Belakangan, penjelasan ilmiah mengenai ringannya setir pesawat itu ditemukan Rozaq. Ternyata, kemudi pesawat yang ringan itu karena mesin pesawat terkena angin yang kemudian memutar mesin itu sedikit hingga menggerakkan sistem hidrolik.
“Mesin yang kena angin itu bisa menggerakkan hidrolik dan akhirnya pengaruh ke steering pesawat. Angin memutar mesin sedikit, kemudian
menggerakkan hidrolik,” demikian jelasnya.
Kembali ke sesaat setelah pendaratan darurat terjadi, tak ada penumpang atau kru yang berani keluar dari badan pesawat. Namun, penduduk setempat meneriaki untuk keluar saja karena ketinggian airnya mencapai sepinggul. Akhirnya dirinya beserta kru kabin keluar dan benar, kedalamannya cukup dangkal. Pramugara senior Tuhu Wasono pun berteriak “Evacuate! Evacuate!”.
Pilot Rozaq, kopilot Haryadi beranjak ke kabin ikut membantu evakuasi penumpang.

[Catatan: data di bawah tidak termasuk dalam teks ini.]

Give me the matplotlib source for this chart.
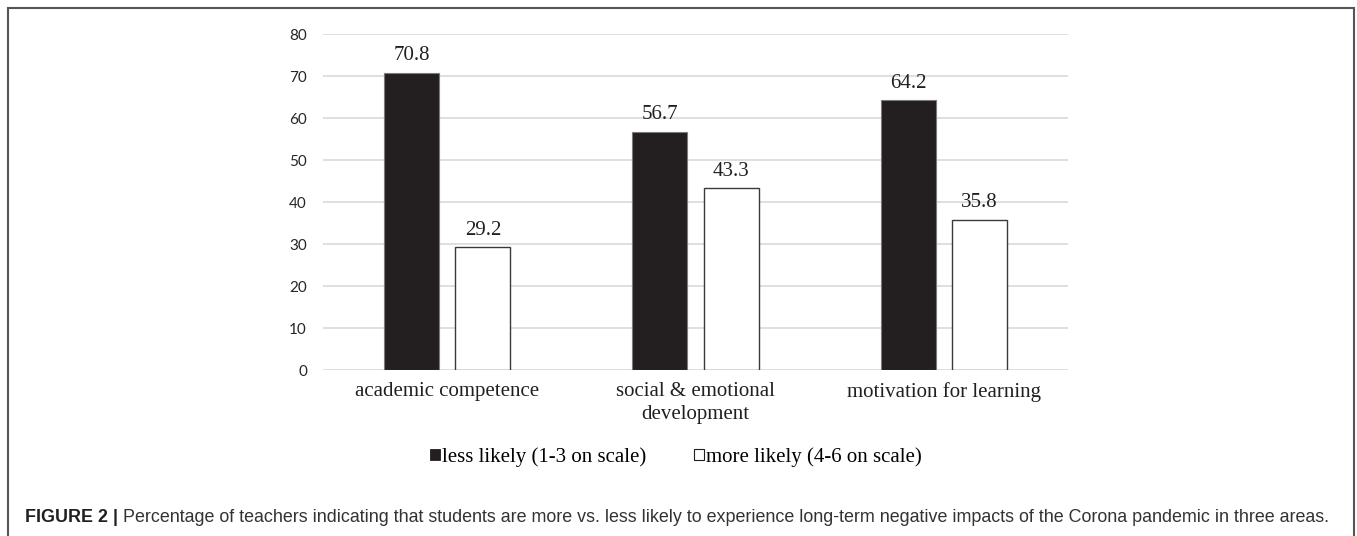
import matplotlib.pyplot as plt
from matplotlib.patches import Patch, Rectangle
from matplotlib import font_manager
import numpy as np

# data
categories = ['academic competence', 'social & emotional\ndevelopment', 'motivation for learning']
less_likely = [70.8, 56.7, 64.2]
more_likely = [29.2, 43.3, 35.8]
series_names = ['less likely (1-3 on scale)', 'more likely (4-6 on scale)']
y_ticks = [0, 10, 20, 30, 40, 50, 60, 70, 80]

W, H = 1357, 536
fig = plt.figure(figsize=(W / 100, H / 100), dpi=100)

serif = 'Liberation Serif'
tick_font = 'Lato'
fs = 15
available = {f.name for f in font_manager.fontManager.ttflist}
cap_font = 'Liberation Sans Narrow' if 'Liberation Sans Narrow' in available else 'Liberation Sans'

ax = fig.add_axes([323 / W, 1 - 370 / H, (1068 - 323) / W, (370 - 34) / H])

x = np.arange(len(categories))
width = 0.222
off = 0.144
b1 = ax.bar(x - off, less_likely, width, color='#231f20', edgecolor='#7a7a7a', linewidth=0.8, zorder=3)
b2 = ax.bar(x + off, more_likely, width, color='white', edgecolor='#3a3a3a', linewidth=1.0, zorder=3)

for bars, vals in [(b1, less_likely), (b2, more_likely)]:
    for rect, v in zip(bars, vals):
        ax.annotate(f'{v:.1f}', (rect.get_x() + rect.get_width() / 2, v),
                    xytext=(0, 5.5), textcoords='offset points', ha='center', va='bottom',
                    fontsize=fs, family=serif, color='#231f20')

ax.set_xlim(-0.5, 2.5)
ax.set_ylim(0, 80)
ax.set_yticks(y_ticks)
ax.set_yticklabels([str(t) for t in y_ticks], fontsize=11, family=tick_font, color='#262626')
ax.set_xticks(x)
ax.set_xticklabels(categories, fontsize=fs, family=serif, color='#231f20', linespacing=1.28)
ax.tick_params(axis='both', length=0)
ax.tick_params(axis='y', pad=11.5)
ax.tick_params(axis='x', pad=8.5)
ax.grid(axis='y', color='#d9d9d9', linewidth=1.2, zorder=0)
for s in ax.spines.values():
    s.set_visible(False)

handles = [Patch(facecolor='#231f20', edgecolor='#231f20', linewidth=0.6),
           Patch(facecolor='white', edgecolor='#231f20', linewidth=0.8)]
fig.legend(handles, series_names, loc='center', bbox_to_anchor=(676 / W, 1 - 457 / H),
           ncol=2, frameon=False, prop={'family': serif, 'size': fs},
           handlelength=0.46, handleheight=0.46, handletextpad=0.12, columnspacing=2.3)

# outer frame
fig.add_artist(Rectangle((8 / W, -0.02), (1354 - 8) / W, 1.02 - 8 / H,
                         transform=fig.transFigure, fill=False, edgecolor='#555555', linewidth=1.5))

# caption
cap1 = fig.text(25 / W, 1 - 517 / H, 'FIGURE 2 |', family=cap_font, weight='bold',
                fontsize=13, va='center', color='#231f20')
cap2_text = (' Percentage of teachers indicating that students are more vs. less likely to experience '
             'long-term negative impacts of the Corona pandemic in three areas.')
fig.canvas.draw()
r = fig.canvas.get_renderer()
bb1 = cap1.get_window_extent(r)
cap2 = fig.text(bb1.x1 / W, 1 - 517 / H, cap2_text, family=cap_font, fontsize=13,
                va='center', color='#333333')
bb2 = cap2.get_window_extent(r)
scale = (1328 - bb1.x1) / bb2.width
cap2.set_fontsize(13 * scale)
cap1.set_fontsize(13 * scale)

fig.savefig('out.png', dpi=100)
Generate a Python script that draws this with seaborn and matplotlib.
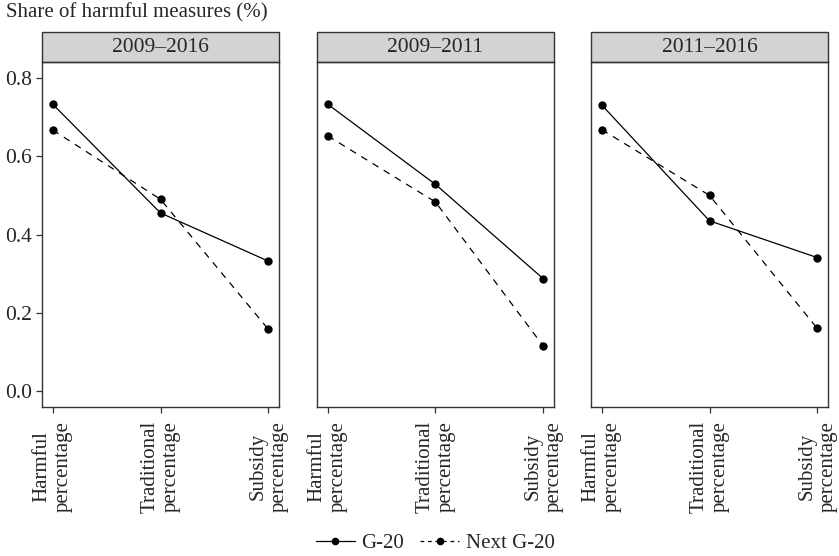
import matplotlib
matplotlib.use("Agg")
import matplotlib.pyplot as plt
import matplotlib.patches as mpatches
from matplotlib.lines import Line2D
import pandas as pd
import seaborn as sns

# data
periods = ["2009\u20132016", "2009\u20132011", "2011\u20132016"]
measures = ["Harmful\npercentage", "Traditional\npercentage", "Subsidy\npercentage"]
g20 = {
    "2009\u20132016": [0.733, 0.455, 0.332],
    "2009\u20132011": [0.733, 0.528, 0.287],
    "2011\u20132016": [0.731, 0.435, 0.341],
}
next_g20 = {
    "2009\u20132016": [0.667, 0.490, 0.158],
    "2009\u20132011": [0.652, 0.483, 0.115],
    "2011\u20132016": [0.668, 0.500, 0.160],
}

rows = []
for p in periods:
    for m, a, b in zip(measures, g20[p], next_g20[p]):
        rows.append({"period": p, "measure": m, "group": "G-20", "share": a})
        rows.append({"period": p, "measure": m, "group": "Next G-20", "share": b})
df = pd.DataFrame(rows)

sns.set_style("white")
plt.rcParams["font.family"] = ["Liberation Serif", "DejaVu Serif"]
plt.rcParams["font.size"] = 15

fig = plt.figure(figsize=(8.39, 5.56), dpi=100)
edge = "#333333"
lefts = [42, 317, 591]
axes = []
for i, p in enumerate(periods):
    ax = fig.add_axes([lefts[i] / 839, 149 / 556, 237 / 839, 345 / 556])
    axes.append(ax)
    sub = df[df["period"] == p]
    sns.lineplot(data=sub, x="measure", y="share", style="group",
                 style_order=["G-20", "Next G-20"],
                 dashes={"G-20": "", "Next G-20": (5.5, 5)},
                 markers={"G-20": "o", "Next G-20": "o"},
                 color="black", linewidth=0.9, markersize=6,
                 markeredgewidth=0, legend=False, sort=False, ax=ax)
    ax.set_xlim(-0.1, 2.1)
    ax.set_ylim(-0.041, 0.841)
    ax.set_xlabel("")
    ax.set_ylabel("")
    ax.set_xticks(range(3))
    ax.set_xticklabels(measures, rotation=90, ha="center", va="top",
                       multialignment="center", fontsize=15)
    for lab in ax.get_xticklabels():
        lab.set_linespacing(1.15)
    ax.set_yticks([0.0, 0.2, 0.4, 0.6, 0.8])
    ax.set_yticklabels(["0.0", "0.2", "0.4", "0.6", "0.8"], fontsize=15.5)
    ax.tick_params(axis="both", direction="out", length=4, width=0.9,
                   color=edge, bottom=True, left=(i == 0), pad=3)
    ax.tick_params(axis="x", pad=6)
    if i > 0:
        ax.set_yticklabels([])
    for s in ax.spines.values():
        s.set_color(edge)
        s.set_linewidth(1.0)
    # facet strip
    strip = mpatches.Rectangle((0, 1), 1, 30 / 345, transform=ax.transAxes,
                               facecolor="#d3d3d3", edgecolor=edge,
                               linewidth=1.0, clip_on=False)
    ax.add_patch(strip)
    ax.text(0.5, 1 + 15 / 345, p, transform=ax.transAxes, ha="center",
            va="center", fontsize=15.5)

fig.text(6 / 839, 1 - 13 / 556, "Share of harmful measures (%)",
         ha="left", va="center", fontsize=15)

handles = [
    Line2D([], [], color="black", linewidth=0.9, marker="o", markersize=5.5,
           markeredgewidth=0),
    Line2D([], [], color="black", linewidth=0.9, linestyle=(0, (3, 3)),
           marker="o", markersize=5.5, markeredgewidth=0),
]
fig.legend(handles, ["G-20", "Next G-20"], loc="center",
           bbox_to_anchor=(435 / 839, 1 - 543 / 556), ncol=2, frameon=False,
           handlelength=1.9, columnspacing=0.75, handletextpad=0.3,
           fontsize=15)

fig.savefig("out.png", dpi=100)
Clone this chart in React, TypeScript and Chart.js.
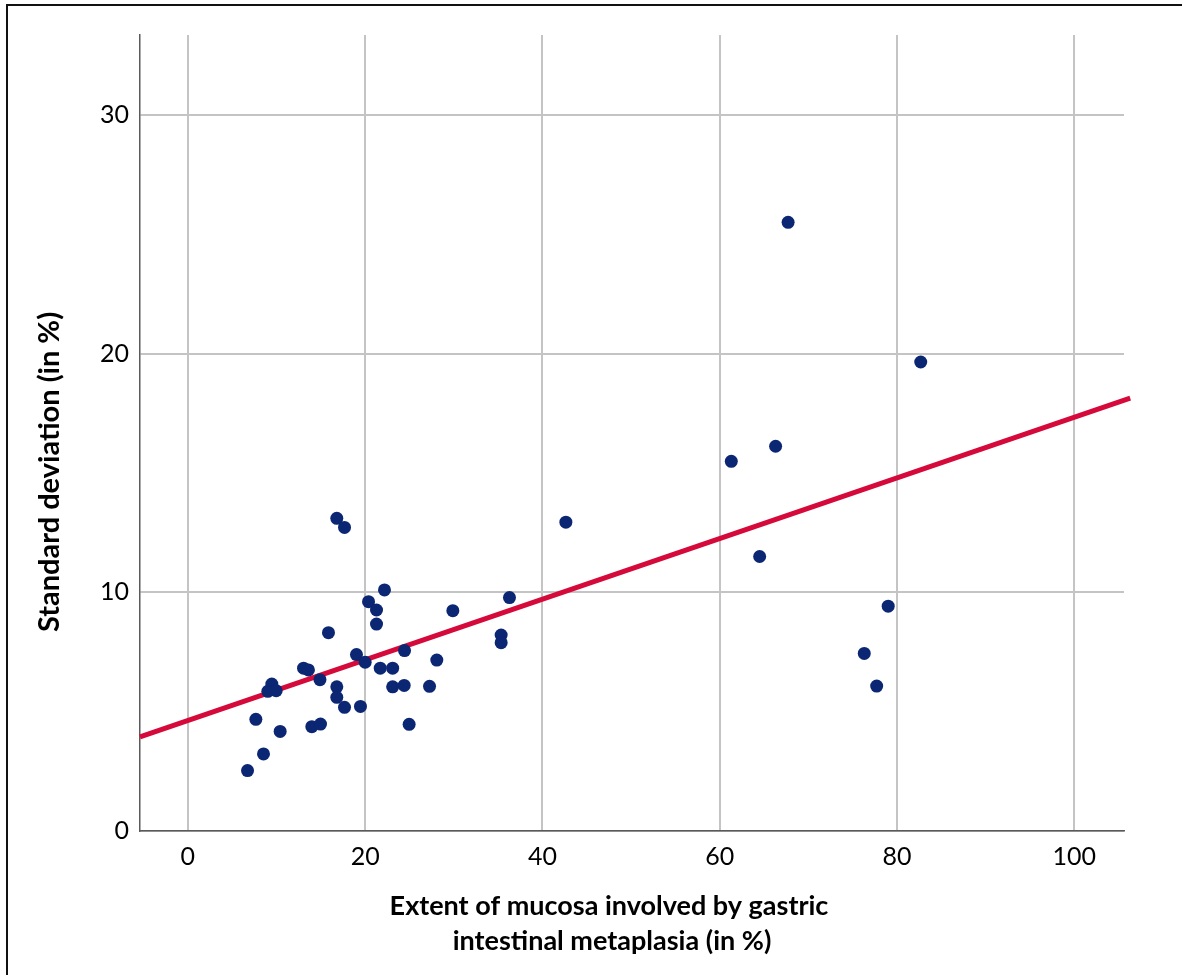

Bahkan penduduk desa menghampiri pesawat dan ikut mengevakuasi penumpang.
“Setelah terevakuasi semua, tangan saya gemetar. Saya tidak tahu saya harus berkomunikasi dengan apa. Saya ambil HP saya, kemudian saya tidak tahu mau pencet nomor siapa. Kemudian saya tawarkan HP saya pada pramugari, yang ternyata dia bahkan tidak ingat namanya siapa. Akhirnya saya telepon kantor. Yang terima kebetulan Chief saya,” kata Rozaq.
Rozaq lantas mengabarkan ke atasannya bahwa pesawatnya mengalami kondisi darurat. Setelah tanya-tanya penduduk desa, diketahui lokasi
pendaratannya di Desa Serenan, Juwiring, Klaten, 15 km dari Solo.
“Kantor kemudian kontak ke stasiun Yogyakarta dan Solo untuk mencari. Saya komunikasi terus, sehingga cepat ditemukan,” kenang dia.
Setelah situasi cukup tenang, Rozaq menyaksikan reaksi beberapa penumpang. Saat briefing darurat, tampaknya ada yang tidak mendengar briefing itu sehingga tidak merasakan bahwa pesawat meluncur darurat di atas sungai.
“Ada yang merasa ‘Tahu-tahu kaki saya kok basah ya’. Ada juga 1 penumpang dari Italia, dia masih bimbang, tidak tahu masih hidup atau tidak. Dia bilang, ‘Tolong tonjok saya’ pada warga desa. Akhirnya ditonjok beneran, dan merasakan sakit hingga akhirnya sadar dia masih hidup,” tuturnya.
Ada pula penumpang yang begitu pendaratan darurat dilakukan, langsung pingsan. Setelah siuman di rumah sakit, penumpang itu bertanya-tanya, ada kejadian apa hingga dirinya dirawat di rumah sakit.
54 Penumpang selamat, menurut Rozaq, 90% -nya adalah dari Partai Kebangkitan Bangsa (PKB) yang saat itu hendak menghadiri muktamar di
Yogyakarta. Namun demikian, pendaratan darurat itu bukan tidak memakan korban.
“Setelah terevakuasi semua, saya hitung. Ada satu pramugari saya tidak ada. Saya masuk lagi, cari ke dalam kabin, ke kokpit, satu pramugari saya itu tidak ada. Cuma satu pramugari saya itu yang tidak ada,” tuturnya pelan.